What you're doing in those weeks is building a relationship with the people who will carry the book into the world when it's done.

How Craig Gauthier Pre-Sold 2,000+ Copies Before His Book Launched

Craig wrote his book three times before it became the book it needed to be. His first draft was bad enough that brutally honest friends ripped it apart. By the second, he'd overcorrected into academic doctrine stuffed with case studies and research nobody wanted to read. The third time, he came to us, and we restructured the manuscript into a real narrative.

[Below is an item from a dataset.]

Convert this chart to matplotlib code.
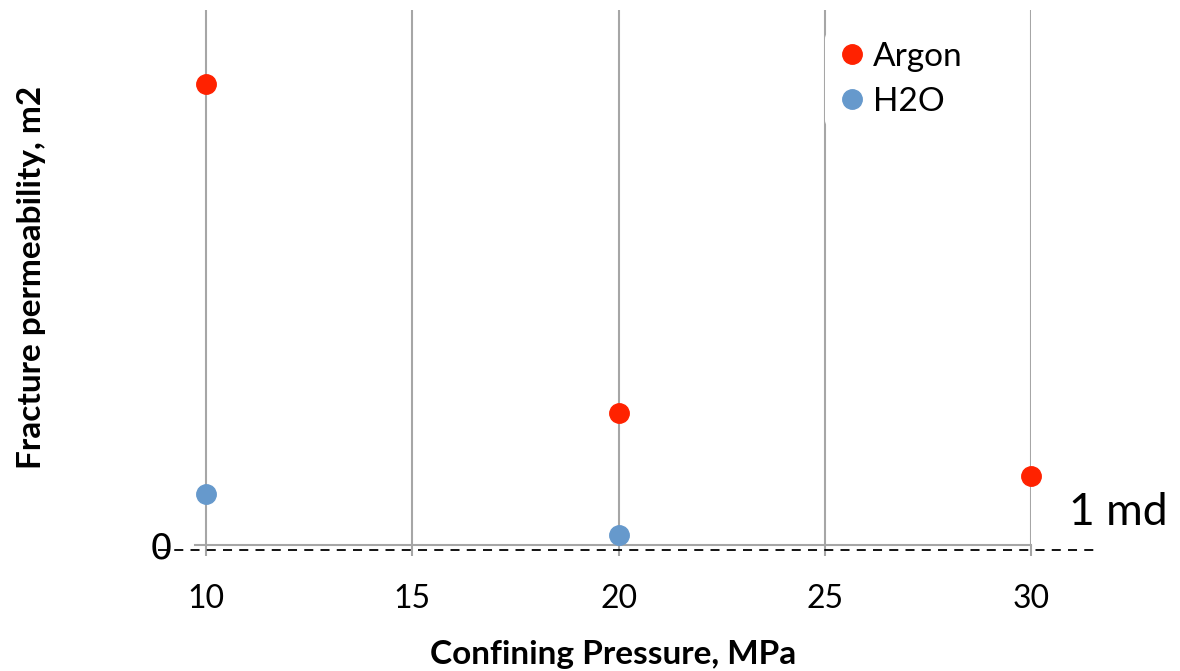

While he was writing that third draft, he ran the kind of co-creation work I've been describing. More than 300 people read, commented on, or helped shape the manuscript. When he later shared the first chapter as both a PDF and an audio file, 71% chose to listen, which is the kind of detail that tells you something useful about your audience and the form before launch day arrives.

He cleaned his old contact list down from 100,000 names to 30,000, and then to 4,835 active readers. Then he started reaching out one at a time, with personal DMs and emails to prior clients, university connections from five years of teaching, and organizations he'd keynoted for. No mass blasts at any point.

The response surprised him. As he put it on a recent call, "It's crazy. I couldn't believe how many people actually opened the email." His open rate hit 84%, and those opens turned into more than 2,000 pre-sales. Bulk orders started coming in from corporate clients, universities, and schools. The book began moving months before its launch date. Foreign rights conversations followed.

What matters more to me than the pre-sales count is that Craig wasn't chasing a bestseller list. He told me on that same call that the goal was never to hit number one in week one and disappear after the launch box had been checked. He wanted to build the best book possible and let it compound. The pre-sales were a side effect of doing the work the right way.

By the time launch week arrived, his book had already outsold most of the books on his shelf, and he hadn't done a single thing that looked like marketing in the conventional sense.

How to Start a Book Pre-Launch When You Haven't Yet

If you're thinking about writing a book, or you're in the middle of one, I want to ask you something. Have you started inviting your readers in yet? Not with a big announcement or a landing page. With one small question.

It could be something as simple as which of these two subtitles feels more like the book you'd want to read? The wording barely matters, as long as the question makes the person on the other end feel like their answer affects what gets built.

If you haven't, you have time. Starting sooner is better than starting later, because the work compounds the longer it runs, and if you wait until launch week, you're hoping one week alone will carry something that was never going to be carried that way.

And if your book is already out there, the same principle still applies in a different form. A lot of published authors I know are sitting on a launched book they treat as a finished project rather than a working asset. The launch ended and the book settled into whatever shelf it landed on.

That's a different mistake, and one I've written about before. The short version is that copies sold is the most visible metric and the least useful one for the kind of author this work is for. The real returns arrive over the years that follow, not in launch week, and they only arrive if the book is positioned to produce them.

The asset is already in your hands. The question is whether you've stopped working it.

Frequently Asked Questions

When should I start marketing my book before launch?

Start 8 to 12 weeks before launch day. Some authors I've worked with started six months out and saw it pay off the whole way through. Once the book is physically in your hands, most of the leverage you had is already gone.

What is co-creation in book publishing?

It's the work of pulling your future readers into the book before it's finished. You ask them to weigh in on titles, subtitles, covers, and chapter priorities. The creative direction stays yours. Their input gives them a stake in the book, so they show up at launch ready to talk about it.

How many pre-sales should I aim for before my book launches?

There's no universal number. It depends on the size of your community and how warm it is. Craig Gauthier converted about 4,835 active readers into more than 2,000 pre-sales, which is a higher conversion rate than what I see in most pre-launch campaigns.

Do I need a big audience to launch a book successfully?

No. What you need is a community of people who already know you and have been part of what you're building. A list of 5,000 active readers who helped co-create the book will outperform 50,000 cold subscribers.

What's the biggest mistake authors make at launch?

Treating launch week as the launch itself. The author finishes the manuscript, sends it to the printer, and only starts thinking about how to tell the world once the book physically arrives. By that point most of the leverage has already passed.

The Sprint Decides the Book

Most authors treat the launch as the finish line. The ones whose books actually move treat it as the start of a six-month sprint that begins before anyone sees the cover. That sprint is what determines whether the book becomes a business asset or a hardcover memento.